La marca de la “objetividad”, el distanciamiento del autor fílmico frente al tema o los personajes, la interrogada imparcialidad, el no tomar partido con la obra fílmica ante el complejo entorno social, político y cultural presente en la sociedad global, fuente natural de todo documentalista, son esos atributos no siempre generalizados o aceptados por este círculo del gremio cinematográfico.

Entonces cabría preguntarse: ¿Dónde queda el punto de vista? Sencillamente se menosprecia. Lo importante para estos postmodernos es “contar algo” desde la espectacularidad o el reality show fílmico. La forma se impone al contenido, a lo sustantivo del arte cinematográfico.

Si asumimos este collage como “el documental”, entonces sería inaceptable la implicación del cineasta en el texto fílmico, o más bien en la historia, con todas las interpretaciones que abriga el término. Frente a estos prejuicios sobre las concepciones tradicionales del género, la emotividad del narrador queda desterrada.

Los documentales, como los filmes de ficción, pueden (deben) conmover al espectador, hacerles sentir un abanico de emociones. En estos filmes la implicación del realizador supone también jerarquizar la emocionalidad, un recurso que no desmerita la autenticidad del texto fílmico. Establece, más bien, una escala superior de relación con el lector audiovisual, haciéndole “participe” de esta experiencia. El receptor suele traducirlo en estudio, análisis o discriminación de los íconos y contenidos, desde que se enfrenta a la obra fílmica hasta el arte final.

Las experiencias traumáticas provenientes de la violencia, de la guerra, han sido (y seguirán siendo) pretextos para múltiples encuadres documentales. Esta idea entraña un perenne desafío para los cineastas. Por una parte, individuos o grupos sociales que coexisten sustraídos de esas vivencias. Por otra, quienes las integran en su conciencia, en sus recuerdos, en sus recurrentes lecturas audiovisuales. Es cierto, ninguna imagen, ningún sonido, devuelve esa experiencia en su dimensión real, pero es vital retratarla desde las claves y recursos que nos brinda el género.

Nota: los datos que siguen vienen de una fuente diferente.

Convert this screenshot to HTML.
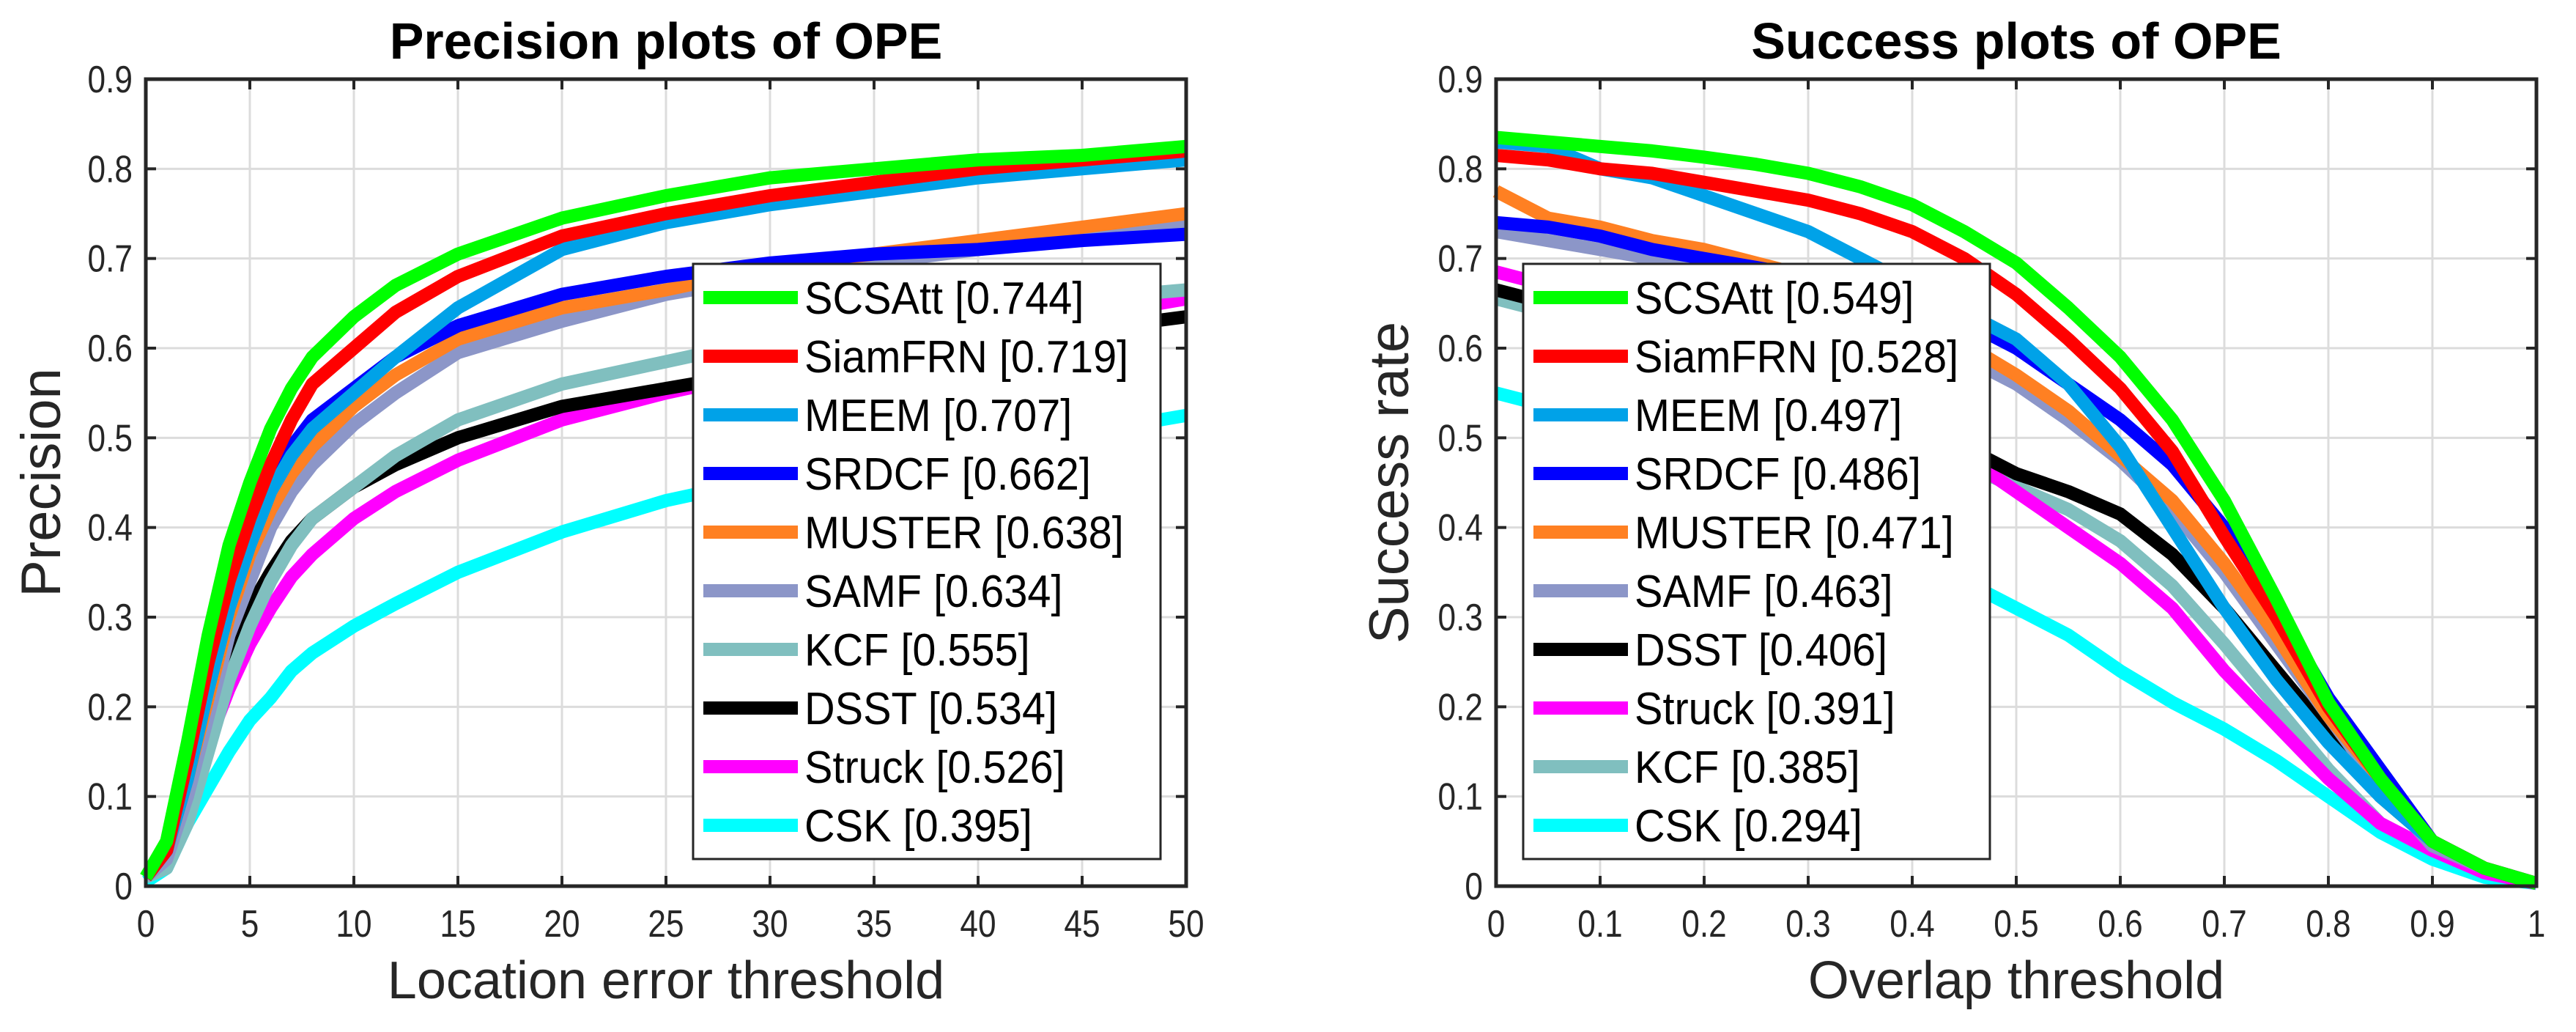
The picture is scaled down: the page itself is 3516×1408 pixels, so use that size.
<!DOCTYPE html>
<html><head><meta charset="utf-8"><style>
html,body{margin:0;padding:0;background:#fff;}
svg{display:block;font-family:"Liberation Sans",Arial,sans-serif;}
</style></head><body>
<svg id="c" width="3516" height="1408" viewBox="0 0 3516 1408" xmlns="http://www.w3.org/2000/svg"></svg>
<script>
const precX = [0,1,2,3,4,5,6,7,8,10,12,15,20,25,30,35,40,45,50];
const precNames = ["SCSAtt [0.744]","SiamFRN [0.719]","MEEM [0.707]","SRDCF [0.662]","MUSTER [0.638]","SAMF [0.634]","KCF [0.555]","DSST [0.534]","Struck [0.526]","CSK [0.395]"];
const precColors = ["#00ff00","#ff0000","#00a2e8","#0000ff","#ff8022","#8c96c8","#80bfbf","#000000","#ff00ff","#00ffff"];
const precSCSAtt = [0.01,0.05,0.16,0.28,0.38,0.45,0.51,0.555,0.59,0.635,0.67,0.705,0.745,0.77,0.79,0.80,0.81,0.815,0.825];
const precSiamFRN = [0.01,0.04,0.14,0.25,0.34,0.41,0.47,0.52,0.56,0.60,0.64,0.68,0.725,0.75,0.77,0.785,0.80,0.81,0.82];
const precMEEM = [0.01,0.04,0.12,0.22,0.31,0.38,0.44,0.48,0.51,0.55,0.59,0.645,0.71,0.74,0.76,0.775,0.79,0.80,0.81];
const precSRDCF = [0.01,0.04,0.13,0.23,0.32,0.39,0.45,0.49,0.52,0.555,0.59,0.625,0.66,0.68,0.695,0.705,0.71,0.72,0.727];
const precMUSTER = [0.01,0.04,0.12,0.21,0.30,0.37,0.42,0.46,0.49,0.535,0.57,0.61,0.645,0.665,0.69,0.705,0.72,0.735,0.75];
const precSAMF = [0.01,0.03,0.10,0.19,0.28,0.34,0.40,0.44,0.47,0.515,0.55,0.595,0.63,0.66,0.68,0.695,0.71,0.725,0.74];
const precKCF = [0.01,0.02,0.07,0.15,0.23,0.29,0.34,0.38,0.41,0.445,0.48,0.52,0.56,0.585,0.61,0.63,0.645,0.655,0.665];
const precDSST = [0.01,0.04,0.11,0.18,0.25,0.31,0.35,0.385,0.41,0.445,0.47,0.50,0.535,0.555,0.575,0.59,0.605,0.62,0.635];
const precStruck = [0.01,0.03,0.09,0.16,0.22,0.27,0.31,0.345,0.37,0.41,0.44,0.475,0.52,0.55,0.575,0.595,0.615,0.635,0.655];
const precCSK = [0.005,0.02,0.07,0.11,0.15,0.185,0.21,0.24,0.26,0.29,0.315,0.35,0.395,0.43,0.455,0.475,0.49,0.505,0.525];
const precXTicks = ["0","5","10","15","20","25","30","35","40","45","50"];
const yTicks = ["0","0.1","0.2","0.3","0.4","0.5","0.6","0.7","0.8","0.9"];

const succX = [0,0.05,0.1,0.15,0.2,0.25,0.3,0.35,0.4,0.45,0.5,0.55,0.6,0.65,0.7,0.75,0.8,0.85,0.9,0.95,1];
const succNames = ["SCSAtt [0.549]","SiamFRN [0.528]","MEEM [0.497]","SRDCF [0.486]","MUSTER [0.471]","SAMF [0.463]","DSST [0.406]","Struck [0.391]","KCF [0.385]","CSK [0.294]"];
const succColors = ["#00ff00","#ff0000","#00a2e8","#0000ff","#ff8022","#8c96c8","#000000","#ff00ff","#80bfbf","#00ffff"];
const succSCSAtt = [0.835,0.83,0.825,0.82,0.813,0.805,0.795,0.78,0.76,0.73,0.695,0.645,0.59,0.52,0.43,0.32,0.205,0.12,0.05,0.02,0.003];
const succSiamFRN = [0.815,0.81,0.80,0.795,0.785,0.775,0.765,0.75,0.73,0.70,0.66,0.61,0.555,0.485,0.39,0.30,0.20,0.12,0.05,0.02,0.003];
const succMEEM = [0.83,0.825,0.80,0.79,0.77,0.75,0.73,0.70,0.67,0.64,0.61,0.56,0.49,0.40,0.31,0.23,0.16,0.10,0.05,0.02,0.003];
const succSRDCF = [0.74,0.735,0.725,0.71,0.70,0.69,0.68,0.665,0.65,0.63,0.60,0.56,0.52,0.47,0.40,0.31,0.21,0.13,0.05,0.02,0.003];
const succMUSTER = [0.775,0.745,0.735,0.72,0.71,0.695,0.68,0.655,0.63,0.605,0.57,0.53,0.48,0.43,0.36,0.28,0.19,0.12,0.05,0.02,0.003];
const succSAMF = [0.73,0.72,0.71,0.70,0.69,0.675,0.66,0.64,0.62,0.59,0.56,0.52,0.475,0.42,0.35,0.27,0.19,0.11,0.045,0.02,0.003];
const succDSST = [0.665,0.65,0.635,0.62,0.60,0.58,0.56,0.54,0.52,0.49,0.46,0.44,0.415,0.37,0.31,0.24,0.17,0.10,0.05,0.02,0.003];
const succStruck = [0.685,0.67,0.655,0.64,0.62,0.60,0.575,0.545,0.515,0.48,0.44,0.40,0.36,0.31,0.24,0.18,0.12,0.07,0.04,0.015,0.003];
const succKCF = [0.655,0.64,0.625,0.61,0.59,0.57,0.55,0.525,0.50,0.47,0.445,0.42,0.385,0.335,0.27,0.20,0.13,0.07,0.04,0.015,0.003];
const succCSK = [0.55,0.535,0.52,0.50,0.48,0.46,0.43,0.40,0.37,0.34,0.31,0.28,0.24,0.205,0.175,0.14,0.10,0.06,0.03,0.01,0.003];
const succXTicks = ["0","0.1","0.2","0.3","0.4","0.5","0.6","0.7","0.8","0.9","1"];

const NS="http://www.w3.org/2000/svg";
const svg=document.getElementById('c');
function mk(tag,attrs,parent){const e=document.createElementNS(NS,tag);for(const k in attrs)e.setAttribute(k,attrs[k]);(parent||svg).appendChild(e);return e;}
function ctext(x,y,sxk,attrs,parent){attrs.x=0;attrs.y=0;attrs.transform=`translate(${x},${y}) scale(${sxk},1)`;return mk('text',attrs,parent);}

function plot(o){
  const L=o.left,R=o.left+1420,T=108,B=1209;
  const sx=v=>L+(v-o.xmin)/(o.xmax-o.xmin)*(R-L);
  const sy=v=>B-v/0.9*(B-T);
  const g=mk('g',{});
  
  
  o.xticks.forEach((t,i)=>{const x=sx(o.xmin+i*(o.xmax-o.xmin)/(o.xticks.length-1));
    const l=mk('line',{x1:x,x2:x,y1:T,y2:B,stroke:'#dcdcdc','stroke-width':3},g);
    });
  yTicks.forEach((t,i)=>{const y=sy(i*0.1);
    const l=mk('line',{x1:L,x2:R,y1:y,y2:y,stroke:'#dcdcdc','stroke-width':3},g);
    });
  for(let k=o.series.length-1;k>=0;k--){
    const d=o.series[k].map((v,i)=>(i?'L':'M')+sx(o.x[i]).toFixed(1)+','+sy(v).toFixed(1)).join('');
    const p=mk('path',{d:d,fill:'none',stroke:o.colors[k],'stroke-width':18,'stroke-linejoin':'round'},g);
    
    
  }
  const bx=mk('rect',{x:L,y:T,width:R-L,height:B-T,fill:'none',stroke:'#262626','stroke-width':5},g);
  
  o.xticks.forEach((t,i)=>{const x=sx(o.xmin+i*(o.xmax-o.xmin)/(o.xticks.length-1));
    mk('line',{x1:x,x2:x,y1:B,y2:B-14,stroke:'#262626','stroke-width':4},g);
    mk('line',{x1:x,x2:x,y1:T,y2:T+14,stroke:'#262626','stroke-width':4},g);
    const tx=ctext(x,1278,0.85,{'font-size':52,fill:'#262626','text-anchor':'middle'},g);
    tx.textContent=t;});
  yTicks.forEach((t,i)=>{const y=sy(i*0.1);
    mk('line',{x1:L,x2:L+14,y1:y,y2:y,stroke:'#262626','stroke-width':4},g);
    mk('line',{x1:R,x2:R-14,y1:y,y2:y,stroke:'#262626','stroke-width':4},g);
    const tx=ctext(L-18,y+18,0.85,{'font-size':52,fill:'#262626','text-anchor':'end'},g);
    tx.textContent=t;});
  const ti=mk('text',{x:(L+R)/2,y:80,'font-size':70,'font-weight':'bold',fill:'#000','text-anchor':'middle'},g);
  ti.textContent=o.title;
  const xl=mk('text',{x:(L+R)/2,y:1362,'font-size':72,fill:'#262626','text-anchor':'middle'},g);
  xl.textContent=o.xlabel;
  const yl=mk('text',{x:0,y:0,'font-size':76,fill:'#262626','text-anchor':'middle',transform:`translate(${o.ylx},${(T+B)/2}) rotate(-90)`},g);
  yl.textContent=o.ylabel;
  const lg=mk('g',{},g);
  
  mk('rect',{x:o.legX,y:360,width:o.legW,height:812,fill:'#fff',stroke:'#262626','stroke-width':3},lg);
  o.names.forEach((n,i)=>{const y=406+i*80;
    const e=mk('g',{},lg);
    
    mk('line',{x1:o.legX+14,x2:o.legX+143,y1:y,y2:y,stroke:o.colors[i],'stroke-width':18},e);
    const t=ctext(o.legX+152,y+22,0.93,{'font-size':62,fill:'#000'},e);t.textContent=n;});
}
plot({id:'precision',left:199,xmin:0,xmax:50,x:precX,xticks:precXTicks,title:'Precision plots of OPE',xlabel:'Location error threshold',ylabel:'Precision',ylx:82,
  names:precNames,colors:precColors,series:[precSCSAtt,precSiamFRN,precMEEM,precSRDCF,precMUSTER,precSAMF,precKCF,precDSST,precStruck,precCSK],legX:946,legW:638});
plot({id:'success',left:2042,xmin:0,xmax:1,x:succX,xticks:succXTicks,title:'Success plots of OPE',xlabel:'Overlap threshold',ylabel:'Success rate',ylx:1922,
  names:succNames,colors:succColors,series:[succSCSAtt,succSiamFRN,succMEEM,succSRDCF,succMUSTER,succSAMF,succDSST,succStruck,succKCF,succCSK],legX:2079,legW:637});
</script>
</body></html>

Nos asiste el deber de hurgar en la memoria de los supervivientes de un proceso heroico, en las vivencias de los protagonistas de una dolorosa experiencia. Estas acciones creativas y comunicacionales han de ser desarrolladas en pensados ciclos, sustentadas con adecuadas estrategias. Cada obra fílmica reveladora por sus valores historicistas y humanistas se ha de socializar oportunamente, integrada a la biblioteca audiovisual de la nación y la humanidad. Ante nosotros persiste un gran desafío claramente inconcluso: desterrar la violencia y la inoculación de la guerra en nuestro balcón planetario.